- _Problem description_
Where a line holds the string "standalone", return that line.

- _Provided information_
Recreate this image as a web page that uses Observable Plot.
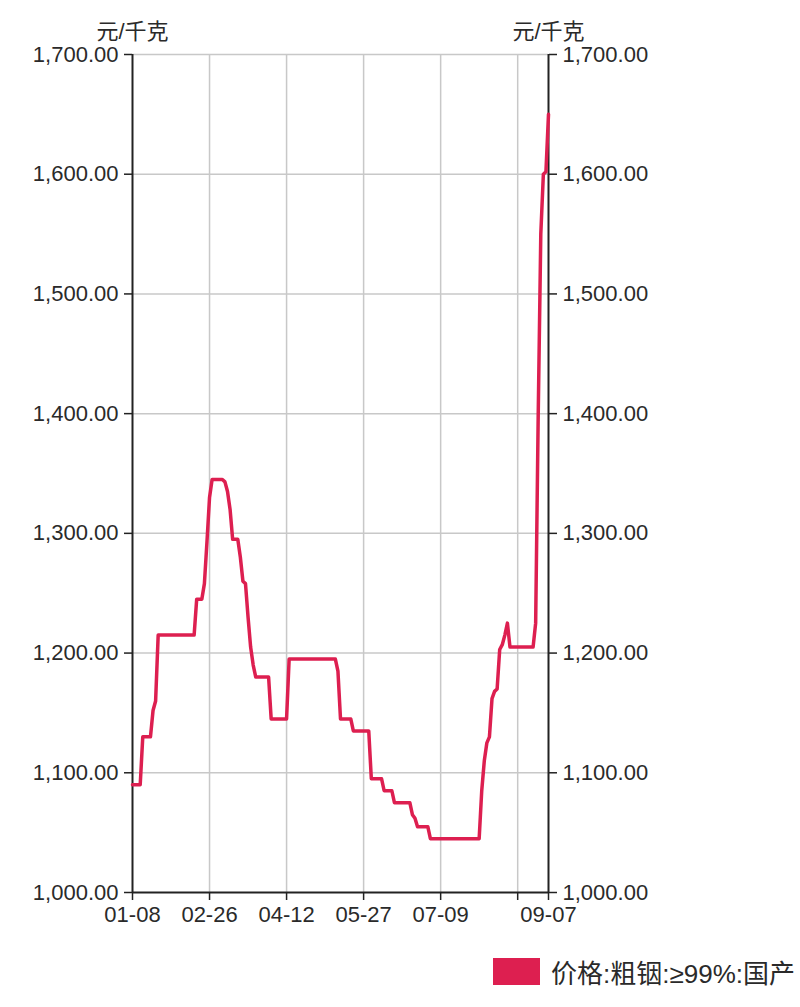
<!DOCTYPE html>
<html>
<head>
<meta charset="utf-8">
<script src="https://cdn.jsdelivr.net/npm/d3@7"></script>
<script src="https://cdn.jsdelivr.net/npm/@observablehq/plot@0.6"></script>
<style>
  html, body { margin: 0; padding: 0; background: #fff; }
  #wrap { position: relative; width: 800px; height: 1007px; font-family: "Liberation Sans", Arial, "Noto Sans CJK SC", sans-serif; }
  #legend { position: absolute; left: 493px; top: 958px; height: 27px; display: flex; align-items: center; font-size: 26px; color: #2a2a2a; font-family: "Liberation Sans", Arial, "Noto Sans CJK SC", sans-serif; white-space: nowrap; }
  #legend .sw { width: 47px; height: 27px; background: #dd1f50; margin-right: 11px; flex: none; }
</style>
</head>
<body>
<div id="wrap">
  <div id="chart"></div>
  <div id="legend"><span class="sw"></span><span id="legend-text"></span></div>
</div>
<script>
// Trading-day index (0 = 01-08, 162 = 09-07) of each vertex, and price (元/千克)
const dayIndex = [0, 3, 4, 7, 8, 9, 10, 23, 24, 25, 27, 28, 29, 30, 31, 35, 36, 37, 38, 39, 41, 42, 43, 44, 45, 46, 47, 48, 53, 54, 60, 61, 79, 80, 81, 85, 86, 92, 93, 97, 98, 101, 102, 108, 109, 110, 111, 115, 116, 135, 136, 137, 138, 139, 140, 141, 142, 143, 144, 145, 146, 147, 156, 157, 158, 159, 160, 161, 162];
const price    = [1090, 1090, 1130, 1130, 1152, 1160, 1215, 1215, 1215, 1245, 1245, 1258, 1293, 1330, 1345, 1345, 1343, 1335, 1320, 1295, 1295, 1280, 1260, 1258, 1230, 1205, 1190, 1180, 1180, 1145, 1145, 1195, 1195, 1185, 1145, 1145, 1135, 1135, 1095, 1095, 1085, 1085, 1075, 1075, 1065, 1062, 1055, 1055, 1045, 1045, 1085, 1110, 1125, 1130, 1162, 1168, 1170, 1203, 1207, 1215, 1225, 1205, 1205, 1225, 1400, 1550, 1600, 1602, 1650];

const xTickIndex = [0, 30, 60, 90, 120, 150, 162];
const xTickLabel = ["01-08", "02-26", "04-12", "05-27", "07-09", "", "09-07"];
const yTicks = [1000, 1100, 1200, 1300, 1400, 1500, 1600, 1700];
const unit = "元/千克";
const seriesName = "价格:粗铟:≥99%:国产";

document.getElementById("legend-text").textContent = seriesName;

const data = dayIndex.map((d, k) => ({i: d, v: price[k]}));
const fmt = d3.format(",.2f");
const labelOf = d => xTickLabel[xTickIndex.indexOf(d)] ?? "";

const font = "22px";
const chart = Plot.plot({
  width: 800,
  height: 940,
  marginLeft: 132,
  marginRight: 252,
  marginTop: 54,
  marginBottom: 48,
  style: {fontFamily: "'Liberation Sans', Arial, 'Noto Sans CJK SC', sans-serif", fontSize: font, color: "#2a2a2a", background: "#fff"},
  x: {domain: [0, 162]},
  y: {domain: [1000, 1700]},
  marks: [
    Plot.gridX(xTickIndex.filter(d => d > 0 && d < 162), {stroke: "#c8c8c8", strokeOpacity: 1, strokeWidth: 1.5}),
    Plot.gridY(yTicks.filter(d => d > 1000), {stroke: "#c8c8c8", strokeOpacity: 1, strokeWidth: 1.5}),
    Plot.ruleX([0, 162], {stroke: "#222", strokeWidth: 2}),
    Plot.ruleY([1000], {stroke: "#222", strokeWidth: 2}),
    Plot.axisY(yTicks, {anchor: "left", tickFormat: fmt, tickSize: 8, tickPadding: 6, label: null, fontSize: font, stroke: "#222", strokeWidth: 1.5}),
    Plot.axisY(yTicks, {anchor: "right", tickFormat: fmt, tickSize: 8, tickPadding: 6, label: null, fontSize: font, stroke: "#222", strokeWidth: 1.5}),
    Plot.axisX(xTickIndex, {anchor: "bottom", tickFormat: labelOf, tickSize: 8, tickPadding: 6, label: null, fontSize: font, stroke: "#222", strokeWidth: 1.5}),
    Plot.line(data, {x: "i", y: "v", stroke: "#dd1f50", strokeWidth: 3.5, strokeLinejoin: "round"}),
    Plot.text([unit], {text: d => d, frameAnchor: "top-left", dy: -31, textAnchor: "middle", fontSize: font, fill: "#2a2a2a"}),
    Plot.text([unit], {text: d => d, frameAnchor: "top-right", dy: -31, textAnchor: "middle", fontSize: font, fill: "#2a2a2a"})
  ]
});
document.getElementById("chart").appendChild(chart);
</script>
</body>
</html>
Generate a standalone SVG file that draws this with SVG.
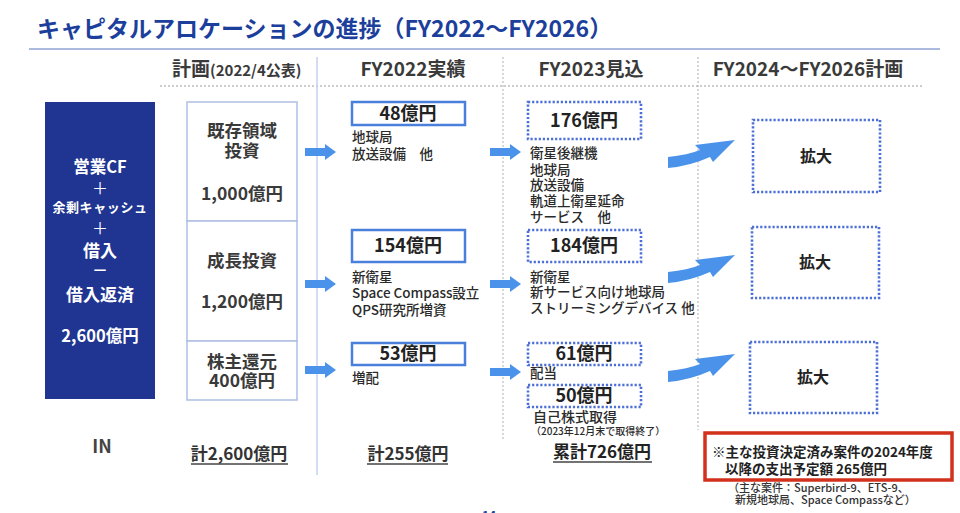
<svg xmlns="http://www.w3.org/2000/svg" width="960" height="513" viewBox="0 0 960 513">
<style>
text{font-family:"Noto Sans CJK JP","Liberation Sans",sans-serif;fill:#333}
.b{font-weight:700}
.m{font-weight:500}
.c{text-anchor:middle}
.w{fill:#fff;font-weight:700}
.pl{fill:#fff;font-weight:400}
.hd{font-size:19px;font-weight:700;fill:#3a3a3a}
.plan{fill:#fff;stroke:#aebfe3;stroke-width:1.5}
.pt{font-size:17.5px;font-weight:700;fill:#3a3a3a;text-anchor:middle}
.solid{fill:#fff;stroke:#4a7fdc;stroke-width:2.5}
.dot{fill:#fff;stroke:#4d6fd6;stroke-width:2.6;stroke-dasharray:2.2 1.9}
.amt{font-size:18px;font-weight:700;fill:#222;text-anchor:middle}
.desc{font-size:13.5px;font-weight:500;fill:#2a2a2a}
.arr{fill:#4b93ea}
.ul{stroke:#444;stroke-width:1.3}
</style>
<defs>
<path id="sa" d="M0,-4 L20,-4 L20,-8 L31,0 L20,8 L20,4 L0,4 Z"/>
<path id="ca" d="M0,-6 Q20,-8 32,-13 L27,-18 L67,-23 L45,-1 L42,-6 Q22,3 0,5 Z"/>
</defs>
<rect width="960" height="513" fill="#fff"/>

<g id="title">
<text x="37" y="37" font-size="23" class="b" style="fill:#1d3f9c">キャピタルアロケーションの進捗（FY2022～FY2026）</text>
<line x1="29" y1="49" x2="940" y2="49" stroke="#8fa3d3" stroke-width="1.3"/>
</g>

<g id="grid">
<line x1="160" y1="86" x2="922" y2="86" stroke="#9a9a9a" stroke-width="1" stroke-dasharray="2 2"/>
<line x1="317" y1="57" x2="317" y2="475" stroke="#c3d1ee" stroke-width="1.5"/>
<line x1="503" y1="57" x2="503" y2="440" stroke="#b0b0b0" stroke-width="1" stroke-dasharray="2 2"/>
<line x1="698" y1="57" x2="698" y2="430" stroke="#b0b0b0" stroke-width="1" stroke-dasharray="2 2"/>
</g>

<g id="headers">
<text x="172" y="76" class="b" font-size="19" style="fill:#3a3a3a">計画<tspan font-size="15">(2022/4公表)</tspan></text>
<text x="413" y="76" class="hd c">FY2022実績</text>
<text x="591" y="76" class="hd c">FY2023見込</text>
<text x="808" y="76" class="hd c">FY2024～FY2026計画</text>
</g>

<g id="in-box">
<rect x="45" y="102" width="110" height="297" fill="#1f3591"/>
<text x="100" y="173" font-size="16.5" class="w c">営業CF</text>
<text x="100" y="194" font-size="16" class="pl c">＋</text>
<text x="100" y="212" font-size="13" class="w c" letter-spacing="0.6">余剰キャッシュ</text>
<text x="100" y="234" font-size="16" class="pl c">＋</text>
<text x="100" y="257" font-size="17" class="w c">借入</text>
<text x="100" y="276" font-size="16" class="w c">－</text>
<text x="100" y="301" font-size="17" class="w c">借入返済</text>
<text x="100" y="342" font-size="16.5" class="w c">2,600億円</text>
</g>

<g id="plan-existing">
<rect class="plan" x="187" y="102" width="110" height="119"/>
<text x="242" y="137" class="pt">既存領域</text>
<text x="242" y="157" class="pt">投資</text>
<text x="242" y="200" class="pt">1,000億円</text>
</g>
<g id="plan-growth">
<rect class="plan" x="187" y="221" width="110" height="120"/>
<text x="242" y="267" class="pt">成長投資</text>
<text x="242" y="308" class="pt">1,200億円</text>
</g>
<g id="plan-return">
<rect class="plan" x="187" y="341" width="110" height="59"/>
<text x="242" y="368" class="pt">株主還元</text>
<text x="242" y="387" class="pt">400億円</text>
</g>

<g id="fy22-existing">
<rect class="solid" x="352" y="102" width="113" height="23"/>
<text x="408" y="120" class="amt">48億円</text>
<text x="352" y="142" class="desc">地球局</text>
<text x="352" y="159" class="desc">放送設備　他</text>
</g>
<g id="fy22-growth">
<rect class="solid" x="352" y="230" width="113" height="32"/>
<text x="408" y="252" class="amt">154億円</text>
<text x="352" y="282" class="desc">新衛星</text>
<text x="352" y="298" class="desc">Space Compass設立</text>
<text x="352" y="315" class="desc">QPS研究所増資</text>
</g>
<g id="fy22-return">
<rect class="solid" x="352" y="343" width="113" height="22"/>
<text x="408" y="360" class="amt">53億円</text>
<text x="352" y="383" class="desc">増配</text>
</g>

<g id="fy23-existing">
<rect class="dot" x="528" y="102" width="113" height="37"/>
<text x="584" y="127" class="amt">176億円</text>
<text x="530" y="158" class="desc">衛星後継機</text>
<text x="530" y="175" class="desc">地球局</text>
<text x="530" y="190" class="desc">放送設備</text>
<text x="530" y="206" class="desc">軌道上衛星延命</text>
<text x="530" y="222" class="desc">サービス　他</text>
</g>
<g id="fy23-growth">
<rect class="dot" x="528" y="230" width="113" height="32"/>
<text x="584" y="252" class="amt">184億円</text>
<text x="530" y="282" class="desc">新衛星</text>
<text x="530" y="297" class="desc">新サービス向け地球局</text>
<text x="530" y="313" class="desc b">ストリーミングデバイス 他</text>
</g>
<g id="fy23-dividend">
<rect class="dot" x="528" y="343" width="113" height="22"/>
<text x="584" y="360" class="amt">61億円</text>
<text x="530" y="378" class="desc b">配当</text>
</g>
<g id="fy23-buyback">
<rect class="dot" x="528" y="385" width="113" height="22"/>
<text x="584" y="402" class="amt">50億円</text>
<text x="533" y="422" font-size="14" class="m" style="fill:#2a2a2a">自己株式取得</text>
<text x="531" y="435" font-size="10" class="m" style="fill:#2a2a2a">（2023年12月末で取得終了）</text>
</g>

<g id="fy24-existing">
<rect class="dot" x="753" y="120" width="127" height="72"/>
<text x="816" y="162" font-size="16" class="b c" style="fill:#222">拡大</text>
</g>
<g id="fy24-growth">
<rect class="dot" x="752" y="227" width="127" height="71"/>
<text x="815" y="268" font-size="16" class="b c" style="fill:#222">拡大</text>
</g>
<g id="fy24-return">
<rect class="dot" x="750" y="342" width="127" height="71"/>
<text x="813" y="383" font-size="16" class="b c" style="fill:#222">拡大</text>
</g>

<g id="connectors">
<use href="#sa" class="arr" x="305" y="152"/>
<use href="#sa" class="arr" x="305" y="284"/>
<use href="#sa" class="arr" x="305" y="370"/>
<use href="#sa" class="arr" x="490" y="152"/>
<use href="#sa" class="arr" x="490" y="284"/>
<use href="#sa" class="arr" x="490" y="372"/>
<use href="#ca" class="arr" x="668" y="163"/>
<use href="#ca" class="arr" x="668" y="278"/>
<use href="#ca" class="arr" x="668" y="377"/>
</g>

<g id="totals">
<text x="102" y="453" font-size="18" class="b c" style="fill:#444">IN</text>
<text x="239" y="460" font-size="17" class="b c" style="fill:#333">計2,600億円</text>
<line class="ul" x1="191" y1="464" x2="288" y2="464"/>
<text x="408" y="460" font-size="17" class="b c" style="fill:#333">計255億円</text>
<line class="ul" x1="367" y1="464" x2="448" y2="464"/>
<text x="602" y="458" font-size="17" class="b c" style="fill:#222">累計726億円</text>
<line class="ul" x1="553" y1="462" x2="652" y2="462"/>
</g>

<g id="note">
<rect x="705" y="433" width="247" height="47" fill="#fff" stroke="#d2321c" stroke-width="3.5"/>
<text x="712" y="457" font-size="13.5" class="b" style="fill:#222">※主な投資決定済み案件の2024年度</text>
<text x="725" y="474" font-size="13.5" class="b" style="fill:#222">以降の支出予定額 265億円</text>
<text x="728" y="492" font-size="11" class="m" style="fill:#333">（主な案件：Superbird-9、ETS-9、</text>
<text x="735" y="504" font-size="11" class="m" style="fill:#333">新規地球局、Space Compassなど）</text>
</g>

<text x="482" y="520" font-size="12" class="b" style="fill:#1d3f9c">14</text>
</svg>
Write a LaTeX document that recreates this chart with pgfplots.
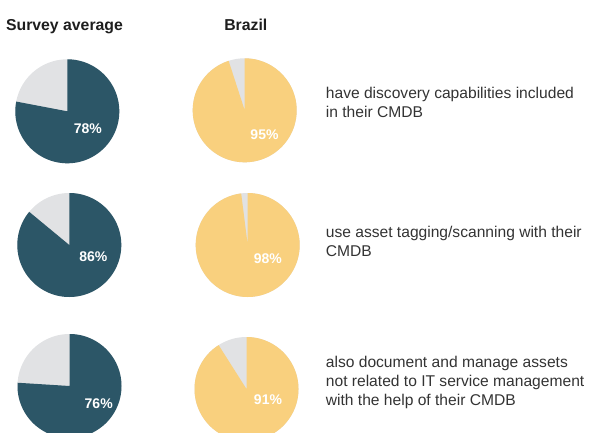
\documentclass[border=0pt]{standalone}
\usepackage{pgfplots}
\pgfplotsset{compat=1.18}
\usepackage{fontspec}
\setmainfont{Liberation Sans}
\definecolor{pieteal}{HTML}{2C5667}
\definecolor{piegray}{HTML}{E1E2E4}
\definecolor{pieyellow}{HTML}{F9D07E}
\definecolor{titlecol}{HTML}{1E1E1E}
\definecolor{textcol}{HTML}{333333}
% \pie{cx}{cy}{r}{percent}{colour}
\newcommand{\pie}[5]{%
  \addplot[fill=piegray, draw=none, domain=0:360, samples=181, variable=\t]
    ({#1+#3*cos(\t)},{#2+#3*sin(\t)});
  \addplot[fill=#5, draw=none, samples at={-1,0,0.5,...,#4}, variable=\t]
    ({\t<0 ? #1 : #1+#3*sin(3.6*\t)},{\t<0 ? #2 : #2-#3*cos(3.6*\t)});
}
\begin{document}
\begin{tikzpicture}
\begin{axis}[width=592bp, height=433bp, scale only axis,
  xmin=0, xmax=592, ymin=0, ymax=433, y dir=reverse,
  hide axis, clip=true]
% Survey average
\pie{67.3}{111.3}{52}{78}{pieteal}
\pie{69.3}{245}{52}{86}{pieteal}
\pie{69.5}{386}{52}{76}{pieteal}
% Brazil
\pie{244.7}{110.3}{52}{95}{pieyellow}
\pie{247.7}{245}{52}{98}{pieyellow}
\pie{246.5}{389}{52}{91}{pieyellow}
% percentage labels
\begin{scope}[every node/.style={font=\fontsize{14bp}{16bp}\selectfont\bfseries, text=white, inner sep=0pt}]
\node at (axis cs:87.8,128.3) {78\%};
\node at (axis cs:93.3,256.7) {86\%};
\node at (axis cs:98.7,403.7) {76\%};
\node at (axis cs:264.5,135) {95\%};
\node at (axis cs:267.8,259) {98\%};
\node at (axis cs:268,399.5) {91\%};
\end{scope}
% column titles
\begin{scope}[every node/.style={font=\fontsize{15.8bp}{18bp}\selectfont\bfseries, text=titlecol, inner sep=0pt, anchor=base}]
\node at (axis cs:64.5,31) {Survey average};
\node at (axis cs:245.8,31) {Brazil};
\end{scope}
% descriptions
\begin{scope}[every node/.style={font=\fontsize{15.6bp}{19bp}\selectfont, text=textcol, inner sep=0pt, anchor=base west}]
\node at (axis cs:325.7,98.3) {have discovery capabilities included};
\node at (axis cs:325.7,117.3) {in their CMDB};
\node at (axis cs:325.7,237.3) {use asset tagging/scanning with their};
\node at (axis cs:325.7,256.3) {CMDB};
\node at (axis cs:325.7,367.3) {also document and manage assets};
\node at (axis cs:325.7,386.3) {not related to IT service management};
\node at (axis cs:325.7,405.3) {with the help of their CMDB};
\end{scope}
\end{axis}
\pgfresetboundingbox
\useasboundingbox (current axis.south west) rectangle (current axis.north east);
\end{tikzpicture}
\end{document}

- _Output of the task_
Generate a standalone SVG file that draws this with SVG.
\documentclass[border=0pt]{standalone}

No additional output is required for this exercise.